Banjir bandang di provinsi paling timur Indonesia ini kembali mengingatkan kita betapa kerusakan lingkungan akan berbuah malapetaka bagi manusia. Dari berbagai kejadian bencana banjir bandang di Tanah Air umumnya dipicu oleh perusakan hutan. Areal hutan yang harusnya menjadi daerah resapan air terus tergerus oleh aktivitas penebangan hutan liar.
Akibatnya, air tidak lagi mampu tertahan di hulu dan berubah menjadi bah yang membawa bencana. Kondisi ini pula yang diduga terjadi di Sentani. Selain curah hujan yang memang tinggi, dugaan sementara terjangan air bah ke wilayah permukiman penduduk disebabkan pembabatan hutan di wilayah hulu.
Kerusakan ekosistem di Gunung Cycloop, Jayapura, Papua yang sudah berlangsung lama disebut-sebut sebagai penyebab bencana. Dugaan ini cukup kuat karena ditemukan material berupa potongan-potongan kayu hutan yang terbawa air.
Idealnya, wilayah hutan di pegunungan seharusnya tetap dipertahankan sebagai daerah resapan dan penahan longsor. Namun yang terjadi wilayah hijau pegunungan ini sebagian sudah disulap menjadi ladang dan kebun.
Badan Nasional Penanggulangan Bencana (BNPB) mencatat bencana yang sama juga terjadi di Sentani pada 2007 lalu yang juga menimbulkan korban jiwa. Saat itu penebangan hutan juga disebut-sebut sebagai pemicu banjir bandang.
Artinya, pemerintah daerah setempat tidak belajar dari kejadian bencana sebelumnya. Bisa jadi aktivitas penebangan hutan di hulu masih terus berlangsung dan tidak dilakukan upaya rehabilitasi hutan rusak secara memadai.
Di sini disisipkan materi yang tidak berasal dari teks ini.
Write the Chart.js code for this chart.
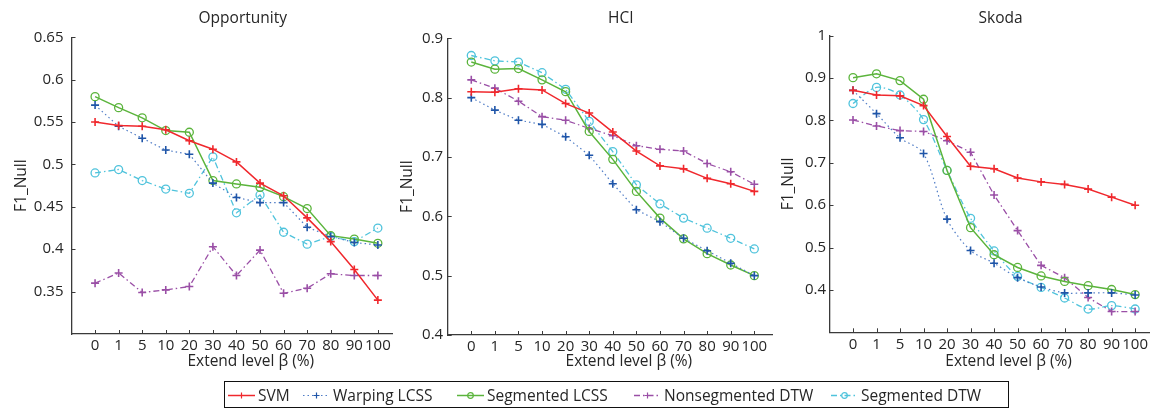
<!DOCTYPE html>
<html>
<head>
<meta charset="utf-8">
<script src="https://cdn.jsdelivr.net/npm/chart.js@4.4.1/dist/chart.umd.min.js"></script>
<style>
    body { margin: 0; background: #fff; width: 1151px; height: 409px; position: relative; overflow: hidden;
           font-family: "Open Sans", sans-serif; color: #262626; }
    .panel { position: absolute; top: 0; }
    #legend { position: absolute; left: 224px; top: 381px; width: 783px; height: 25px; border: 1px solid #111;
              font-size: 15.5px; }
    .item { position: absolute; top: 0; height: 25px; display: flex; align-items: center; white-space: nowrap; }
    .item canvas { margin-right: 3px; }
</style>
</head>
<body>
<div class="panel" style="left:0px"><canvas id="opp" width="400" height="409"></canvas></div>
<div class="panel" style="left:380px"><canvas id="hci" width="400" height="409"></canvas></div>
<div class="panel" style="left:760px"><canvas id="skoda" width="391" height="409"></canvas></div>
<div id="legend"></div>

<script>
// extend levels on the x axis
const categories = ["0", "1", "5", "10", "20", "30", "40", "50", "60", "70", "80", "90", "100"];
const seriesNames = ["SVM", "Warping LCSS", "Segmented LCSS", "Nonsegmented DTW", "Segmented DTW"];

// Opportunity
const svmOpp   = [0.550, 0.546, 0.545, 0.541, 0.528, 0.518, 0.503, 0.478, 0.463, 0.437, 0.409, 0.376, 0.340];
const wlcssOpp = [0.570, 0.545, 0.531, 0.517, 0.512, 0.478, 0.461, 0.455, 0.455, 0.426, 0.415, 0.408, 0.405];
const slcssOpp = [0.580, 0.567, 0.555, 0.540, 0.538, 0.481, 0.477, 0.473, 0.462, 0.448, 0.416, 0.412, 0.407];
const ndtwOpp  = [0.360, 0.372, 0.349, 0.352, 0.356, 0.403, 0.369, 0.399, 0.348, 0.354, 0.371, 0.369, 0.369];
const sdtwOpp  = [0.490, 0.494, 0.481, 0.471, 0.466, 0.509, 0.443, 0.464, 0.420, 0.406, 0.415, 0.409, 0.425];

// HCI
const svmHci   = [0.810, 0.809, 0.815, 0.813, 0.790, 0.774, 0.742, 0.710, 0.685, 0.680, 0.664, 0.655, 0.642];
const wlcssHci = [0.800, 0.779, 0.762, 0.755, 0.734, 0.703, 0.655, 0.611, 0.591, 0.563, 0.542, 0.521, 0.500];
const slcssHci = [0.860, 0.848, 0.849, 0.830, 0.810, 0.743, 0.696, 0.642, 0.597, 0.562, 0.537, 0.518, 0.500];
const ndtwHci  = [0.830, 0.816, 0.794, 0.768, 0.762, 0.748, 0.736, 0.719, 0.713, 0.710, 0.689, 0.675, 0.654];
const sdtwHci  = [0.871, 0.862, 0.860, 0.842, 0.814, 0.760, 0.709, 0.653, 0.621, 0.597, 0.580, 0.563, 0.545];

// Skoda
const svmSkoda   = [0.871, 0.860, 0.858, 0.835, 0.762, 0.692, 0.686, 0.664, 0.655, 0.649, 0.638, 0.619, 0.600];
const wlcssSkoda = [0.871, 0.816, 0.759, 0.722, 0.567, 0.493, 0.463, 0.429, 0.407, 0.393, 0.393, 0.393, 0.388];
const slcssSkoda = [0.901, 0.910, 0.894, 0.850, 0.682, 0.547, 0.483, 0.453, 0.433, 0.420, 0.410, 0.401, 0.389];
const ndtwSkoda  = [0.801, 0.787, 0.776, 0.774, 0.752, 0.725, 0.624, 0.540, 0.458, 0.429, 0.382, 0.349, 0.349];
const sdtwSkoda  = [0.840, 0.878, 0.860, 0.802, 0.682, 0.569, 0.492, 0.432, 0.406, 0.381, 0.355, 0.363, 0.355];

// y tick labels
const oppTicks   = [0.35, 0.4, 0.45, 0.5, 0.55, 0.6, 0.65];
const hciTicks   = [0.4, 0.5, 0.6, 0.7, 0.8, 0.9];
const skodaTicks = [0.4, 0.5, 0.6, 0.7, 0.8, 0.9, 1];

const FONT = '"Open Sans", sans-serif';
const TEXT = "#262626";
const AXIS = "#3a3a3a";
Chart.defaults.font.family = FONT;
Chart.defaults.font.size = 15;
Chart.defaults.color = TEXT;

// line styles, one per method
const styles = [
    { line: "#f0282d", mark: "#f0282d", shape: "cross",  dash: [],              width: 1.5 },
    { line: "#4f7cc6", mark: "#1f55a8", shape: "cross",  dash: [1.5, 3],        width: 1.2 },
    { line: "#5bb43c", mark: "#5bb43c", shape: "circle", dash: [],              width: 1.5 },
    { line: "#9a4fa6", mark: "#9a4fa6", shape: "cross",  dash: [6, 3, 1.5, 3],  width: 1.3 },
    { line: "#4fc3dc", mark: "#4fc3dc", shape: "circle", dash: [6, 3, 1.5, 3],  width: 1.3 }
];

function makeDatasets(seriesList, smooth) {
    return seriesList.map((vals, i) => {
        const s = styles[i];
        return {
            label: seriesNames[i],
            data: vals.map((v, k) => ({ x: k + 1, y: v })),
            borderColor: s.line,
            borderWidth: s.width,
            borderDash: s.dash,
            tension: smooth && smooth[i] ? 0.3 : 0,
            pointStyle: s.shape,
            pointRadius: 4,
            pointBorderWidth: s.shape === "cross" ? 1.6 : 1.3,
            pointBorderColor: s.mark,
            pointBackgroundColor: "rgba(0,0,0,0)"
        };
    });
}

// inward tick marks, panel title and x label
const panelDecor = {
    id: "panelDecor",
    afterDraw(chart, args, opts) {
        const { ctx, chartArea, scales: { x, y } } = chart;
        ctx.save();
        ctx.strokeStyle = AXIS;
        ctx.lineWidth = 1;
        ctx.beginPath();
        x.ticks.forEach(t => {
            const px = Math.round(x.getPixelForValue(t.value)) + 0.5;
            ctx.moveTo(px, chartArea.bottom);
            ctx.lineTo(px, chartArea.bottom - 4);
        });
        y.ticks.forEach(t => {
            const py = Math.round(y.getPixelForValue(t.value)) + 0.5;
            ctx.moveTo(chartArea.left, py);
            ctx.lineTo(chartArea.left + 4, py);
        });
        ctx.stroke();

        const mid = (chartArea.left + chartArea.right) / 2;
        ctx.fillStyle = TEXT;
        ctx.font = "15.5px " + FONT;
        ctx.textAlign = "center";
        ctx.textBaseline = "alphabetic";
        ctx.fillText(opts.title, mid + 11, 23);
        ctx.fillText("Extend level β (%)", mid + 19, 366);
        ctx.restore();
    }
};

function makePanel(id, title, seriesList, cfg) {
    return new Chart(document.getElementById(id), {
        type: "line",
        data: { datasets: makeDatasets(seriesList, cfg.smooth) },
        plugins: [panelDecor],
        options: {
            responsive: false,
            animation: false,
            layout: { autoPadding: false, padding: { left: 0, top: cfg.top, right: cfg.right, bottom: cfg.bottom } },
            plugins: {
                legend: { display: false },
                tooltip: { enabled: false },
                panelDecor: { title: title }
            },
            scales: {
                x: {
                    type: "linear",
                    min: 0,
                    max: cfg.xMax,
                    afterBuildTicks: s => { s.ticks = categories.map((c, i) => ({ value: i + 1 })); },
                    afterFit: s => { s.height = 30; },
                    ticks: {
                        autoSkip: false, maxRotation: 0, padding: 3,
                        callback: v => categories[v - 1]
                    },
                    grid: { display: true, drawOnChartArea: false, drawTicks: false },
                    border: { display: true, color: AXIS, width: 1.3 }
                },
                y: {
                    min: cfg.yMin,
                    max: cfg.yMax,
                    afterBuildTicks: s => { s.ticks = cfg.yTicks.map(v => ({ value: v })); },
                    afterFit: s => { s.width = cfg.yWidth; },
                    ticks: {
                        padding: cfg.tickPad,
                        callback: v => String(+v.toFixed(2))
                    },
                    title: {
                        display: true, text: "F1_Null",
                        font: { size: 15.5 },
                        padding: { top: cfg.titlePad, bottom: 0 }
                    },
                    grid: { display: true, drawOnChartArea: false, drawTicks: false },
                    border: { display: true, color: AXIS, width: 1.3 }
                }
            }
        }
    });
}

makePanel("opp", "Opportunity", [svmOpp, wlcssOpp, slcssOpp, ndtwOpp, sdtwOpp], {
    top: 37.3, right: 8, bottom: 45, xMax: 13.6,
    yMin: 0.3, yMax: 0.65, yTicks: oppTicks, yWidth: 71.5, tickPad: 8, titlePad: 12.4
});
makePanel("hci", "HCI", [svmHci, wlcssHci, slcssHci, ndtwHci, sdtwHci], {
    top: 38.3, right: 8, bottom: 44, xMax: 13.75,
    yMin: 0.4, yMax: 0.9, yTicks: hciTicks, yWidth: 67.7, tickPad: 4.5, titlePad: 18.2
});
makePanel("skoda", "Skoda", [svmSkoda, wlcssSkoda, slcssSkoda, ndtwSkoda, sdtwSkoda], {
    top: 35.7, right: 0, bottom: 46.7, xMax: 13.62,
    yMin: 0.3, yMax: 1, yTicks: skodaTicks, yWidth: 69.5, tickPad: 3.5, titlePad: 19.7,
    smooth: [false, true, false, false, true]
});

// shared legend under the three panels
const legendLefts = [3, 78, 232, 409, 606];
const legend = document.getElementById("legend");
seriesNames.forEach((name, i) => {
    const s = styles[i];
    const item = document.createElement("div");
    item.className = "item";
    item.style.left = legendLefts[i] + "px";
    const c = document.createElement("canvas");
    c.width = 27; c.height = 12;
    const g = c.getContext("2d");
    g.strokeStyle = s.line;
    g.lineWidth = s.width;
    g.setLineDash(s.dash);
    g.beginPath(); g.moveTo(0, 6.5); g.lineTo(27, 6.5); g.stroke();
    g.setLineDash([]);
    g.strokeStyle = s.mark;
    g.lineWidth = 1.2;
    g.beginPath();
    if (s.shape === "cross") {
        g.moveTo(10.5, 6.5); g.lineTo(16.5, 6.5);
        g.moveTo(13.5, 3.5); g.lineTo(13.5, 9.5);
    } else {
        g.arc(13.5, 6.5, 2.8, 0, Math.PI * 2);
    }
    g.stroke();
    const label = document.createElement("span");
    label.textContent = name;
    item.appendChild(c);
    item.appendChild(label);
    legend.appendChild(item);
});
</script>
</body>
</html>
Jika upaya penghijauan tidak pernah dilakukan secara benar maka ancaman bencana akan terus mengintai. Ini tidak hanya berlaku di Sentani, tapi juga daerah-daerah lain di Indonesia.
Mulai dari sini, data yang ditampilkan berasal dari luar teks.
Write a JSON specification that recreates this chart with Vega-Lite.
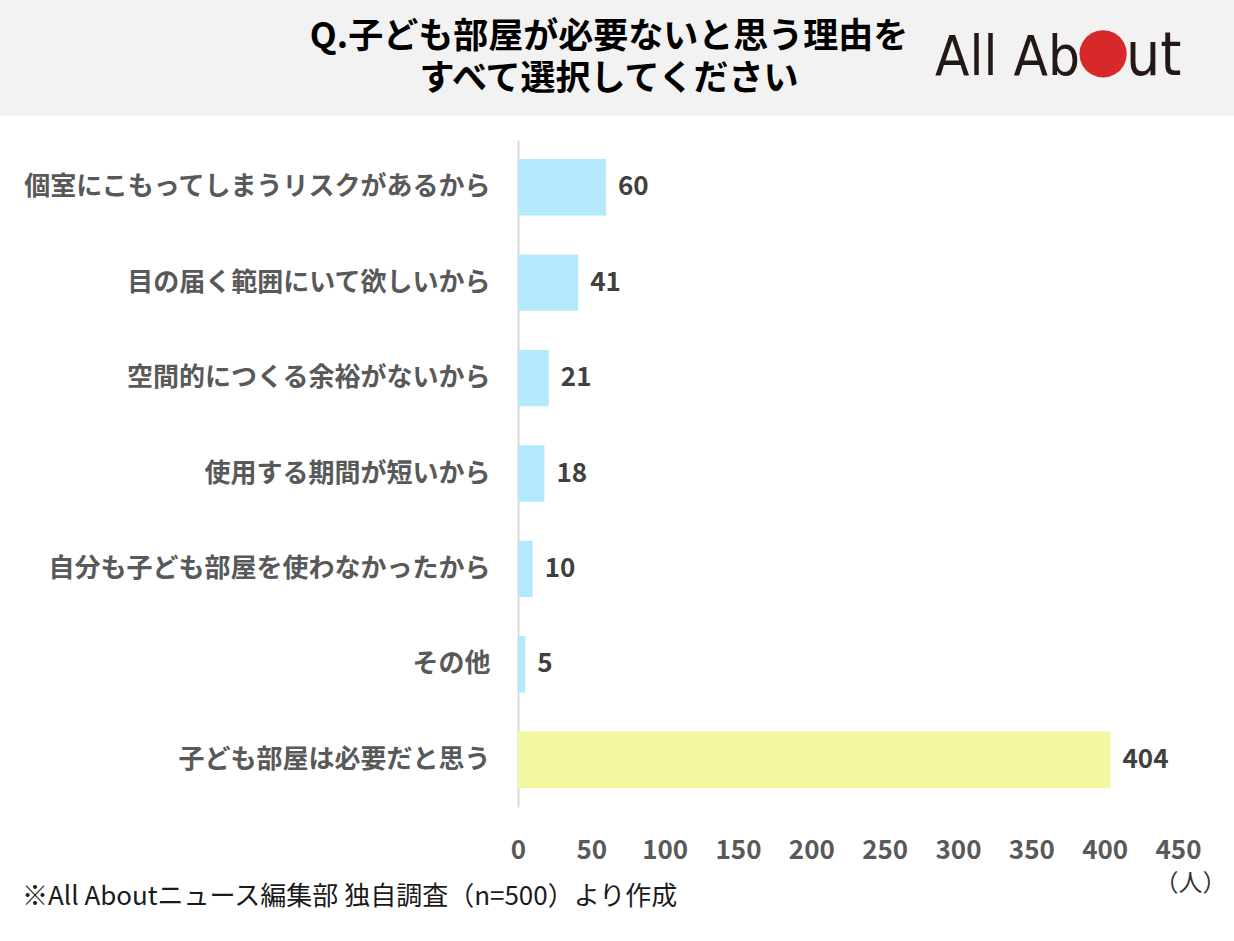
{
  "$schema": "https://vega.github.io/schema/vega-lite/v6.json",
  "background": "white",
  "padding": 0,
  "spacing": 24,
  "config": {
    "font": "Noto Sans CJK JP",
    "view": {"stroke": null}
  },
  "title": {
    "text": "※All Aboutニュース編集部 独自調査（n=500）より作成",
    "orient": "bottom",
    "anchor": "start",
    "dx": 22,
    "offset": -11,
    "fontSize": 26,
    "fontWeight": "normal",
    "color": "#1a1a1a",
    "font": "Noto Sans CJK JP"
  },
  "vconcat": [
    {
      "width": 1234,
      "height": 116,
      "view": {"fill": "#f2f2f2", "stroke": null},
      "data": {"values": [{"t": "Q.子ども部屋が必要ないと思う理由を\nすべて選択してください", "logoA": "All Ab", "logoB": "ut", "dot": "●"}]},
      "layer": [
        {
          "mark": {"type": "text", "lineBreak": "\n", "lineHeight": 42, "fontSize": 35, "fontWeight": "bold", "color": "#000000", "align": "center", "baseline": "middle", "dx": -8, "dy": -21},
          "encoding": {"text": {"field": "t"}}
        },
        {
          "mark": {"type": "text", "font": "Liberation Sans Narrow, DejaVu Sans Condensed, sans-serif", "fontSize": 56, "color": "#231815", "align": "right", "baseline": "alphabetic", "dx": 463, "dy": 17},
          "encoding": {"text": {"field": "logoA"}}
        },
        {
          "mark": {"type": "text", "font": "DejaVu Sans", "fontSize": 62, "color": "#d7282a", "align": "center", "baseline": "middle", "dx": 486, "dy": -7},
          "encoding": {"text": {"field": "dot"}}
        },
        {
          "mark": {"type": "text", "font": "Liberation Sans Narrow, DejaVu Sans Condensed, sans-serif", "fontSize": 60, "color": "#231815", "align": "left", "baseline": "alphabetic", "dx": 509, "dy": 17},
          "encoding": {"text": {"field": "logoB"}}
        }
      ]
    },
    {
      "width": 1234,
      "height": 667,
      "data": {
        "values": [
          {"reason": "個室にこもってしまうリスクがあるから", "count": 60, "group": "no"},
          {"reason": "目の届く範囲にいて欲しいから", "count": 41, "group": "no"},
          {"reason": "空間的につくる余裕がないから", "count": 21, "group": "no"},
          {"reason": "使用する期間が短いから", "count": 18, "group": "no"},
          {"reason": "自分も子ども部屋を使わなかったから", "count": 10, "group": "no"},
          {"reason": "その他", "count": 5, "group": "no"},
          {"reason": "子ども部屋は必要だと思う", "count": 404, "group": "yes"}
        ]
      },
      "encoding": {
        "y": {
          "field": "reason",
          "type": "nominal",
          "sort": null,
          "scale": {"paddingInner": 0.41, "paddingOuter": 0.2},
          "axis": {
            "title": null,
            "offset": -518,
            "domain": true,
            "domainColor": "#d9d9d9",
            "domainWidth": 2,
            "ticks": false,
            "grid": false,
            "labelPadding": 28,
            "labelFontSize": 26,
            "labelFontWeight": "bold",
            "labelColor": "#595959",
            "labelLimit": 0
          }
        },
        "x": {
          "field": "count",
          "type": "quantitative",
          "scale": {"domain": [0, 450], "nice": false, "range": [518, 1178]},
          "axis": {
            "values": [0, 50, 100, 150, 200, 250, 300, 350, 400, 450],
            "title": "（人）",
            "titleX": 1190,
            "titleY": 76,
            "titleAlign": "center",
            "titleBaseline": "middle",
            "titleFontSize": 24,
            "titleFontWeight": "normal",
            "titleColor": "#333333",
            "domain": false,
            "ticks": false,
            "grid": false,
            "labelPadding": 30,
            "labelFontSize": 26,
            "labelFontWeight": "bold",
            "labelColor": "#595959",
            "labelFlush": false
          }
        }
      },
      "layer": [
        {
          "mark": {"type": "bar"},
          "encoding": {
            "color": {
              "field": "group",
              "type": "nominal",
              "scale": {"domain": ["no", "yes"], "range": ["#b4e9fb", "#f3f8a0"]},
              "legend": null
            }
          }
        },
        {
          "mark": {"type": "text", "align": "left", "baseline": "middle", "dx": 12, "fontSize": 26, "fontWeight": "bold", "color": "#404040"},
          "encoding": {"text": {"field": "count", "type": "quantitative"}}
        }
      ]
    }
  ]
}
Dalam upaya mencegah kerusakan hutan yang lebih massif, pemerintah telah memberlakukan moratorium pembukaan hutan dan lahan gambut. Presiden Joko Widodo sudah menandatangani Instruksi Presiden (Inpres) Nomor 8 Tahun 2018 tentang Penundaan dan Evaluasi Perizinan Perkebunan Kelapa Sawit serta Peningkatan Produktivitas Perkebunan Kelapa Sawit.
Langkah pemerintah pusat ini seharusnya ditindaklanjuti oleh seluruh pemerintah daerah. Jangan sampai ada yang membandel dengan tetap memberikan izin kepada pengusaha. Bahkan untuk memulihkan lingkungan yang terlanjur rusak ini, moratorium pembukaan hutan dan lahan saja tidak cukup. Melainkan harus dibarengi langkah penghijauan. Intinya, pemerintah harus memastikan tidak ada aktivitas penebangan hutan ilegal di wilayah pegunungan.
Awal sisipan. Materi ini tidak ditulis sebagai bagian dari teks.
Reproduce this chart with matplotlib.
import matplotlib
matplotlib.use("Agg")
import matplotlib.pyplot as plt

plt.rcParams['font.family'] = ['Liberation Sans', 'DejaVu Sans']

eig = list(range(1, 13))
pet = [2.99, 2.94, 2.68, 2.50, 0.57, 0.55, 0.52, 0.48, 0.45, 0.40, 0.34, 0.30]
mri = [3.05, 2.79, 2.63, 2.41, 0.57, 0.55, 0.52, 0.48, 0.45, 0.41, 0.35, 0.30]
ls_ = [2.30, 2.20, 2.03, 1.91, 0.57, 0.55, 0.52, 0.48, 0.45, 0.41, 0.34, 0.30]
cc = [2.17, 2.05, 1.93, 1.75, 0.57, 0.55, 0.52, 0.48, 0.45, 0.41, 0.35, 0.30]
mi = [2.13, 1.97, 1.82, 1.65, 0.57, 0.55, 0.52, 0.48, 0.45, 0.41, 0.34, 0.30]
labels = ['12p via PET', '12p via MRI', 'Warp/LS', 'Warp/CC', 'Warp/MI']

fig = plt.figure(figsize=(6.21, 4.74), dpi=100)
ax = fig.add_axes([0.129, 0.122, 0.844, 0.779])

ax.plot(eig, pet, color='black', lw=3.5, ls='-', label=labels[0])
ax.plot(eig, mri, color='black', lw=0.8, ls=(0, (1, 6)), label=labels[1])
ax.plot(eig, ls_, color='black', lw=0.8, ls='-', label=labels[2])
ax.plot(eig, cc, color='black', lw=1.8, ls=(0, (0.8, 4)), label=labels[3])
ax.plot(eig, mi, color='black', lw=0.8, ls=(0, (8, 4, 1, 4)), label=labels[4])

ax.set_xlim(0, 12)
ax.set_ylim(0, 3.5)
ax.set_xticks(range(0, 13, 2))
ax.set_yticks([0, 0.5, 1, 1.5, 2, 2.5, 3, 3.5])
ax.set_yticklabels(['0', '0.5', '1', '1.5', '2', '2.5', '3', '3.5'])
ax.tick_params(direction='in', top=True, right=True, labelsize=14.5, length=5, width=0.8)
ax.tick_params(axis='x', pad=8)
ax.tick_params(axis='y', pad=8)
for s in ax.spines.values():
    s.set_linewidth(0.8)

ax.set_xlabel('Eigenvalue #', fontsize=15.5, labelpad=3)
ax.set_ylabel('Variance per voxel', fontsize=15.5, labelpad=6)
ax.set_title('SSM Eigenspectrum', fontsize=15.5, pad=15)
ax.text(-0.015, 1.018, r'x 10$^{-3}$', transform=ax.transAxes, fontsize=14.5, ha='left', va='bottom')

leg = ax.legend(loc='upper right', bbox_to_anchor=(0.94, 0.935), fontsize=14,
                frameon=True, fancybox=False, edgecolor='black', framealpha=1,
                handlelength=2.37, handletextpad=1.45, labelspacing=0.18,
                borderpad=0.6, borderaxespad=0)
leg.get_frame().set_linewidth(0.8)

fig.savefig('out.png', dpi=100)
Pada debat calon presiden yang kedua beberapa waktu lalu, dua kandidat calon presiden, Jokowi dan Prabowo Subianto sudah menyatakan komitmennya di bidang lingkungan hidup. Siapa pun yang akhirnya akan terpilih menjadi presiden pada lima tahun ke depan, diharapkan ada perbaikan yang lebih baik dalam penyelamatan lingkungan. Ini dalam upaya menghindarkan masyarakat menjadi korban akibat ulah manusia yang tidak bersahabat dengan alam.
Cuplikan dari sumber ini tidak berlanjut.